A suspicious man, covered in long, dark clothes over his whole body, with bandages on his face and a large hat over his head shows up in the town of Iping. His hostess’ first impression is that he had an accident or is scarred, but soon she loses any sympathy for him, when he keeps treating her rudely, while continuing strange experiments in his room, and soon she’s only keeping him for the money. Things start getting dangerous for him, as he runs out of money, and simultaneously a house gets robbed by an invisible man, whereas he pulls suspicion on himself.
At first the story was very confusing for me, because as the title was “The Invisible Man”, I felt like that man would be the “good guy” in the story, and not that rude, bitter guy that I pictured at the beginning of the book.
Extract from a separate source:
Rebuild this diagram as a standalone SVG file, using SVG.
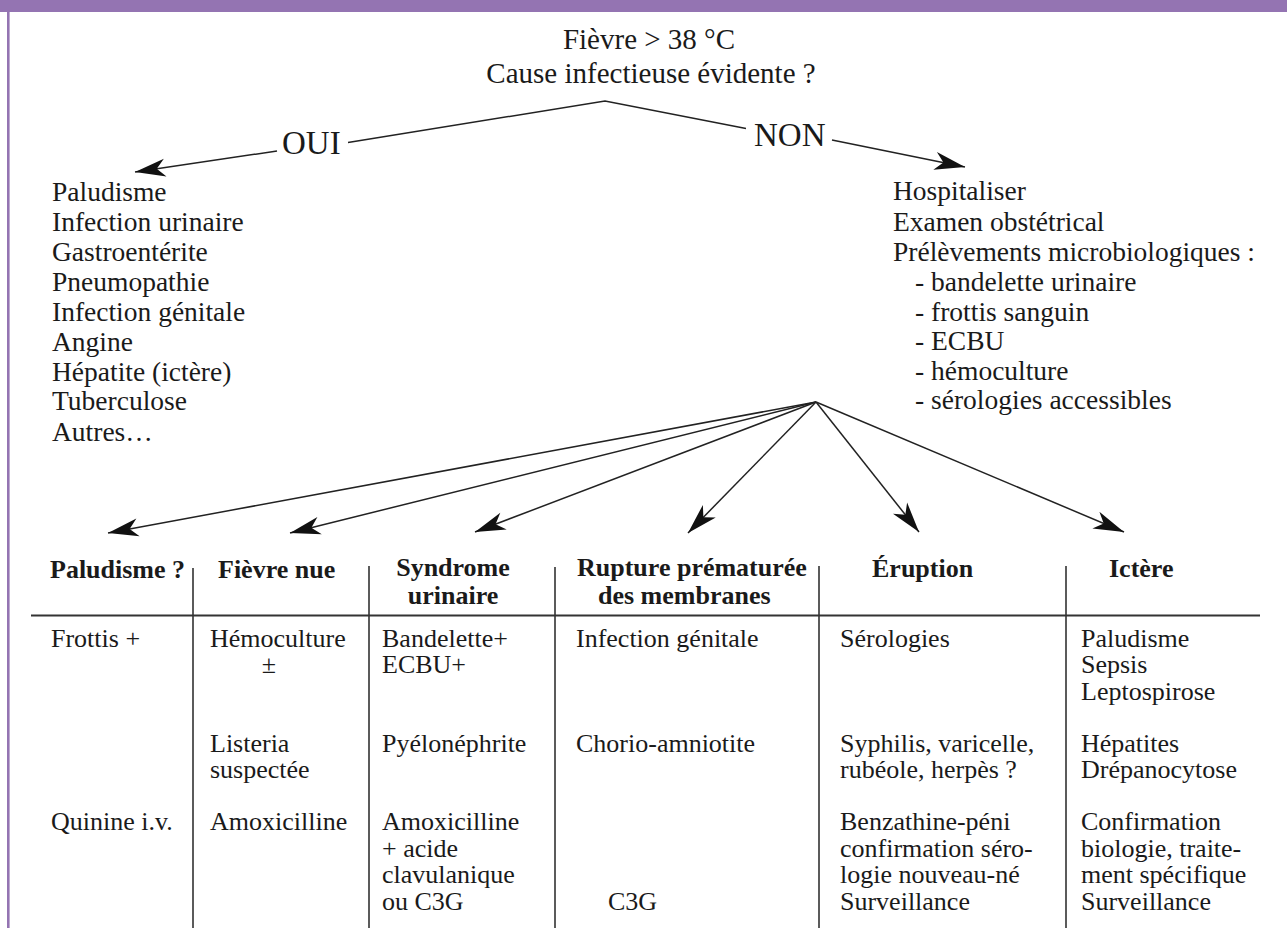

Being invisible…. no friends, no family, everyone is afraid of you….. it must have some influence on the way you think. You stop having kind sentiments toward humanity, because humanity has turned its back on you. And the process of becoming invisible, in a way changes how your cells are, how they work, and seeing how the brain is flexible but still sensible…. wouldn’t something have changed?
But then, for someone to be so paranoid about his work, wanting to keep it secret, for himself, and then for wanting to turn oneself invisible…. what kind of mind would you have to have?
My impression is not that being invisible made him crazy, but rather enforced the feelings he already had deep inside of him.
I believe if he had been kinder to the people around him, had a purer heart, they wouldn’t all have turned their back on him. They wouldn’t all have tried to arrest him, hurt him, keep him away, and maybe wouldn’t have discovered his secret in the first place.